I’m Sorry

Posted: August 25, 2011 in About Me

I want to give you some insight into the work that I do and obviously I have to be confidential to what I say do to the nature of that work, but I want to take you back to Christmas 2009. This was a time in school that was filled with enjoyment and excitement by the children that they were going to get what they wanted that year from santa. What ever their wishes and desires they would most likely be filled. This wasn’t the case for me.

I sat in my office with the phone in one hand. In my mind I was thinking whether what I was going to do would destroy a family or offer the best for the children involved. I put the phone down. I waited for the school bell to ring and took myself to our head’s office. I sat there in one of the many chairs that filled her office and told her that I needed to ring social services. I told her that it was best for the children involved and that although we had supported mum in the best possible way that there was no other solution to the situation. These children needed to be either taken into care or be under tha care of someone else.

The date was Friday 18th December 2009. The time was approximately 4.30pm. I had to ring social services.

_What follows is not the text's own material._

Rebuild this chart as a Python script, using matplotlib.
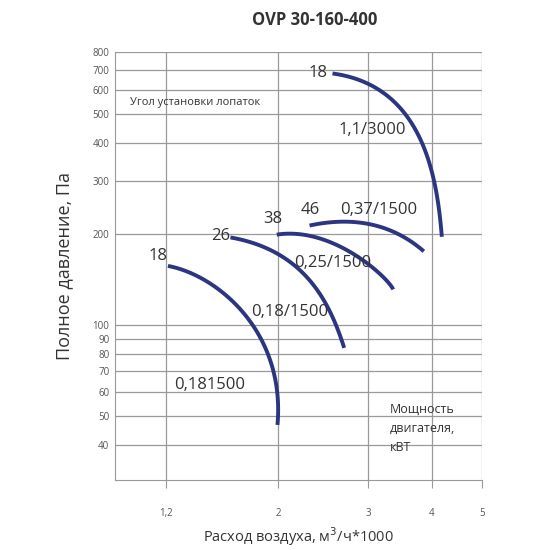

We closed the door to the Head’s office and she ask if I was ok in doing this, inside I wasn’t but in my heart I knew that it was the best that could be offered to these children. I picked up the phone and dialled the number. The woman on the other end of the phone answered and took the details of the parent, the children involved and the concern that I had. (I do not wish to go into details of what was discussed both for privacy and Child Protection purposes). I told the ‘operator’ on the other end that I felt that it was the best result for the children to be removed from the care of their parent and placed either under the care of an immediate family member of that of the Local Authority. I have only ever once had to make a call like this and on both occasions it has been heart-rending, but on this occasion more so due to the time of year.

I gave the ‘operator’ my personal contact details as I requested feedback from the senior officer on what would happen and for the fact that if they required further information what ever the time, day or night, then they could contact me and I was more than happy to answer any questions that they may have. No further contact was made with myself after giving my contact information for a further 4 days.

Suddenly one evening my phone rang. The woman on the other end, we shall call Sue, explained that a home visit had been carried out and that they were satisfied with what they had seen, even though the home visit had taken place at 1am!! As you could imagine I was not happy with this and insisted that further visits were carried out over the next couple of days which were agreed to and at times that the children would be awake or at least out of bed. This was agreed to.

Two days later I received a further call to update me on the situation. The children had been removed from their home setting and had been placed with a family member who was willing to care for them while their parent underwent further assessment and support in respect of getting their children back. It was an odd feeling. I was happy for the children in the fact that they had been removed from the setting they were subject to and that they were warm and safe with a familiar face, but on the other hand I felt that I had failed them. Failed them in my duty of care for their well-being in not ensuring that they were well looked after in their home life. That it had taken me so long to build up the courage to phone and say remove these children from the situation that they are in and place them in a situation where they are cared for properly.

I don’t want anyone reading this to think that their parent didn’t care for them, as they did. They just weren’t fully aware of what was expected of them by society and how they had to conform to rules and regulations. It was obvious that they were loved through the devotion that was upon them and that they loved their parent too through their actions and words. It was more the situation that they lived in that wasn’t right. It was this that led me to tell the ‘operator’ that either something was done about their situation or the children would come live with me until something was done. Whatever  the consequences for me, I couldn’t stand the thought of children in my care being in the situation that they were in.

Years have passed and I am happy to say that the children are very happy with where they are now. They live with a family member who knows that school are there to support them fully and if they are struggling all they need to do is come and let us know how we can help and if we can then we will. Many people think that school is about education for the children and do not see the support that goes in to families above and beyond the educational support. They do not understand that the doors don’t open purely at 9am and close at 3.10pm at the end of the day. They don’t see the anguish that goes into the support and care of every child that enters through the door and that their teachers and support staff take home with them the thoughts of each and every child that are within their care day in and day out.

What I wanted to say was that I am sorry. Sorry in the first place for having to make the call to have these children removed from te care of their parents but more importantly sorry for letting them down. One thing that I hate to think is that I have let any of the children in my care down.  I know in this case it was the best thing to happen as they now live in a clean caring environment where they are loved and cared for, although they are minus their parent. And if you were to ask me if history were to repeat itself and the situation was to rise again, if I would do what I did, then I would hand on heart say I would. I want the best for the children in our care, whatever that means.